CHATHAM– Dirt movers and crews are on the site, as work gets underway on the new Tri-Village Firehouse on county Route 13.
Though construction has begun, the official ground breaking ceremony is scheduled for Saturday June 5 at 11 a.m. The public is invited and the company expects visits from local and state officials.
“At this point our bulldozers are running, and we intend to complete the building,” said Stanley Koloski, secretary of the Tri-Village Fire Company and long-time supporter of the project.
The single story firehouse on a parcel of land formerly owned by the Old Chatham Tennis Club will have six truck bays and a full basement. It will feature amenities like a meeting hall, kitchen and an officers’ room. The new building will also have a handicap accessible bathroom, something that the Tri-Village Fire Company has never had before.
“We are very excited. It will give us an opportunity to give the Tri-Village Fire District the firehouse they deserve,” said David Ross, president of the fire company.
The bays will be larger than those in the current Tri-Village firehouses. Tri-Village Fire Chief Edward Knott says the newer bays will allow the company to purchase larger, more modern, trucks. Eventually Chief Knott says, the company will consolidate, and use six larger pieces of apparatus instead of its current nine.
“It gives us an opportunity for a more organized, effective response,” said Chief Knott.
The new firehouse will accommodate firefighters who may need to stay overnight, something that will be needed more if paid firefighters are ever used. The chief says the prospect of paying firefighters instead of using volunteers exclusively is a reality that many volunteer fire companies are already facing.
“In designing this station we are building it for the future,” he said.

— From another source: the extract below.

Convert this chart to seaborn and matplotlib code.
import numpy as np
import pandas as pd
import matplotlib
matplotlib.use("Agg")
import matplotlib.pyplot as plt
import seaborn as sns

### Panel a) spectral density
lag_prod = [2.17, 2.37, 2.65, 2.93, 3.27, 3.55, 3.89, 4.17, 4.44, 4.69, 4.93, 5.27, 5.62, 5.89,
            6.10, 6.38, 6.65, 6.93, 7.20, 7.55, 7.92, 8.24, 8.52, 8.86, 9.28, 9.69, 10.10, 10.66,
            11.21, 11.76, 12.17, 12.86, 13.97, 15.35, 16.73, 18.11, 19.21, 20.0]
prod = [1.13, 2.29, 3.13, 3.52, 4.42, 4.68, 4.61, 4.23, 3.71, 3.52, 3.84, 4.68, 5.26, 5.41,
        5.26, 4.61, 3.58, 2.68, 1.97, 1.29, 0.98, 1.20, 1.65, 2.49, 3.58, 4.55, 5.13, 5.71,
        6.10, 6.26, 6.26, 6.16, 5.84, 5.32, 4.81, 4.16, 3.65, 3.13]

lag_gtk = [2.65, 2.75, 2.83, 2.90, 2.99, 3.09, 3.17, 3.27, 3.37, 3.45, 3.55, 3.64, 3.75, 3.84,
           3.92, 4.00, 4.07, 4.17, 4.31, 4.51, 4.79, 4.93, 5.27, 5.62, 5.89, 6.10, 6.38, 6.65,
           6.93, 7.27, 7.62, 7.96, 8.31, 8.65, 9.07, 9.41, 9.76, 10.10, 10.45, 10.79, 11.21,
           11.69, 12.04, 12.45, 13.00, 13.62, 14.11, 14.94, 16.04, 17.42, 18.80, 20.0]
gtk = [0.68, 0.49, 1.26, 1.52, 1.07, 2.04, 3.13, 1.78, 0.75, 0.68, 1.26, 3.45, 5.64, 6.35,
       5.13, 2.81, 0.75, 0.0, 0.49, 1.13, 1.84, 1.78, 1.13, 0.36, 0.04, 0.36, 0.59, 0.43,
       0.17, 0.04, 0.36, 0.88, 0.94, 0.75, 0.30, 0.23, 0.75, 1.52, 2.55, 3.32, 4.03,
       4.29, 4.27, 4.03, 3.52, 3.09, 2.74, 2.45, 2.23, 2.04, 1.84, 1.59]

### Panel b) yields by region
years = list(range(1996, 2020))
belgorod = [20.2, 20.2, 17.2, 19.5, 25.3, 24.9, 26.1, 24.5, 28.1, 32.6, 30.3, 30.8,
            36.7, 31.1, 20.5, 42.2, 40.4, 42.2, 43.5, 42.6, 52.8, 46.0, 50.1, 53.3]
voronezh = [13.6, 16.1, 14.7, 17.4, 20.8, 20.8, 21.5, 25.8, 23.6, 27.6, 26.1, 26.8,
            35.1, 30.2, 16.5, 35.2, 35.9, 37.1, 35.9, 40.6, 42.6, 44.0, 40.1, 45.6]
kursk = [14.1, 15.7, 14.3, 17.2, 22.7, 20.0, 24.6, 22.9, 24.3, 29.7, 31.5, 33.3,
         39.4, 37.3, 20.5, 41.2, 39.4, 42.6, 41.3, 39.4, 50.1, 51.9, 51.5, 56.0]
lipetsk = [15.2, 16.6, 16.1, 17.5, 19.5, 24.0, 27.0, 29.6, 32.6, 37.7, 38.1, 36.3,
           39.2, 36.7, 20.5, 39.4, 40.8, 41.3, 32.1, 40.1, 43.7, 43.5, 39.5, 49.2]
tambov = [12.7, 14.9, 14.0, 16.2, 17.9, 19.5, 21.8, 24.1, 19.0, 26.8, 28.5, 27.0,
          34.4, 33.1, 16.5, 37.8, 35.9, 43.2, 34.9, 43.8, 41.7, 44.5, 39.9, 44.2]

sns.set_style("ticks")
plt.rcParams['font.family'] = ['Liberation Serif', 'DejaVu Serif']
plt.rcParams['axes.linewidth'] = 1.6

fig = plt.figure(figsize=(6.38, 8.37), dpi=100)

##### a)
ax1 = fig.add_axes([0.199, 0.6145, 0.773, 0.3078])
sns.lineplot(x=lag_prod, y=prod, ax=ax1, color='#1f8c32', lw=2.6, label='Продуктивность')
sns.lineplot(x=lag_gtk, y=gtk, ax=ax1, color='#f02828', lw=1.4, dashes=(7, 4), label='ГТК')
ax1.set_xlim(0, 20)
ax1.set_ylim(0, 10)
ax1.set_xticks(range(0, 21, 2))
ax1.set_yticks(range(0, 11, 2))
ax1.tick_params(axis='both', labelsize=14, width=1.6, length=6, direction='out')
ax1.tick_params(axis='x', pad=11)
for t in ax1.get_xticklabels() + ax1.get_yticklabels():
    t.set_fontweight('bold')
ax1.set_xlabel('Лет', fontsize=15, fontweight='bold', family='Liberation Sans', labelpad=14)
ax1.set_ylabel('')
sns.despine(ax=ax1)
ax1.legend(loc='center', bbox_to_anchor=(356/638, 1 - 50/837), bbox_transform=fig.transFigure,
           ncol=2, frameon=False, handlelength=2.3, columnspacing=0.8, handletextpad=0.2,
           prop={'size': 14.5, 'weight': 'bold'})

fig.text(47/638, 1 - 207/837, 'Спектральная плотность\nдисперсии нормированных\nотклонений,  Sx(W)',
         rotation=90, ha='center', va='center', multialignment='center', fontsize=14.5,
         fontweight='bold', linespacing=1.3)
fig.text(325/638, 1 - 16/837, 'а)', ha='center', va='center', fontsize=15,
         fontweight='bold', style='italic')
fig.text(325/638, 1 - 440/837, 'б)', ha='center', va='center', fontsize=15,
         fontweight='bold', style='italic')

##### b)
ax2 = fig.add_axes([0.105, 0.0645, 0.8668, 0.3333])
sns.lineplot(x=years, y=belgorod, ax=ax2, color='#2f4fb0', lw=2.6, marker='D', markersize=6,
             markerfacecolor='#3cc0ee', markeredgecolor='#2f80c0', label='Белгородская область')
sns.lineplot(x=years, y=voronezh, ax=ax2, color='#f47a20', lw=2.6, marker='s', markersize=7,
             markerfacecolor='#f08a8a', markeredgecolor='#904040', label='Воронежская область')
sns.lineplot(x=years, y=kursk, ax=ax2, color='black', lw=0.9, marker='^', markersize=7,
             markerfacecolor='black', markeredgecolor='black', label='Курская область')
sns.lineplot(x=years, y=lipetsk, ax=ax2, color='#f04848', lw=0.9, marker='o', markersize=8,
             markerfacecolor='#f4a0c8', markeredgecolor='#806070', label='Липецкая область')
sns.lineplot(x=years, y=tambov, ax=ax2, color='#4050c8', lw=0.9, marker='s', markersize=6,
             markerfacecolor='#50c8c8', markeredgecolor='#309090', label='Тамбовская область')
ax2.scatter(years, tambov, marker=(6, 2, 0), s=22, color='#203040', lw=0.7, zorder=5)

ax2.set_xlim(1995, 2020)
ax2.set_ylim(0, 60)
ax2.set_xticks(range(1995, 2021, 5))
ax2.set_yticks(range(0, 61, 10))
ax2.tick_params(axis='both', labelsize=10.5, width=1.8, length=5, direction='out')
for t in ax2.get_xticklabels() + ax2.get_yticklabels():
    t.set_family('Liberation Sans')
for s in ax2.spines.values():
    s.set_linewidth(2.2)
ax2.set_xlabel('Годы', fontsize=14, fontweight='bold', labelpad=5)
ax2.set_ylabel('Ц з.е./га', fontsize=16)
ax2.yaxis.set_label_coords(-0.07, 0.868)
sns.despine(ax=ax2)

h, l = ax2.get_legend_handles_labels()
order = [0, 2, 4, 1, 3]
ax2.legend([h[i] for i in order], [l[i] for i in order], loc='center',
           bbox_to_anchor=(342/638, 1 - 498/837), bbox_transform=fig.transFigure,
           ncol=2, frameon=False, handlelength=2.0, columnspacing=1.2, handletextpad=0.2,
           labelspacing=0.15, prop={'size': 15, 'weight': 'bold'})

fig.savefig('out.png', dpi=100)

In addition to serving as a firehouse, the station is being designed to serve as a command center in the case of a natural disaster. Extra phone jacks are being put in and State Police, the state Department of Environmental Conservation and other agencies will be welcome to use the station as needed. The firehouse is also being considered for use as a Red Cross center.
“We are trying to think about just everything so this firehouse will serve the community for decades to come,” said Mr. Ross.
Funding for the station is coming from private donations and through a loan from the Bank of Greene County. The loan is the responsibility of the Tri-Village Fire Company.
Mr. Ross hopes to see more donations come in to help with things like kitchen appliances and continuing education equipment that will be needed after the firehouse is built.
It has been 10 years since Tri-Village members first started planning for a new firehouse. Jack Lanphear, the Building Committee chairman and a second generation member of the company, thanked the public for their support of the project.
“It’s been 60 years since we have had a new building…. Overall we are just excited about having a nice building to work out of,” said Mr. Lanphear.
The plan to build the firehouse at the new site was at one time challenged by lobbyist and former New York State GOP chairman William Powers. Mr. Powers, who lives in the area, along with the group called the Coalition of Concerned Citizens of Chatham, argued that the firehouse would be environmentally damaging. He took the Town of Chatham to State Supreme Court over the issue, but the court ruled in favor of the town.
Mr. Powers could not be reached for comment.
The firehouse is estimated to be finished by mid-November. Once it is done, Tri-Village’s Chatham Center Fire House and the Old Chatham Fire House will be closed and put up for sale. Tri-Village’s Malden Bridge station will remain open.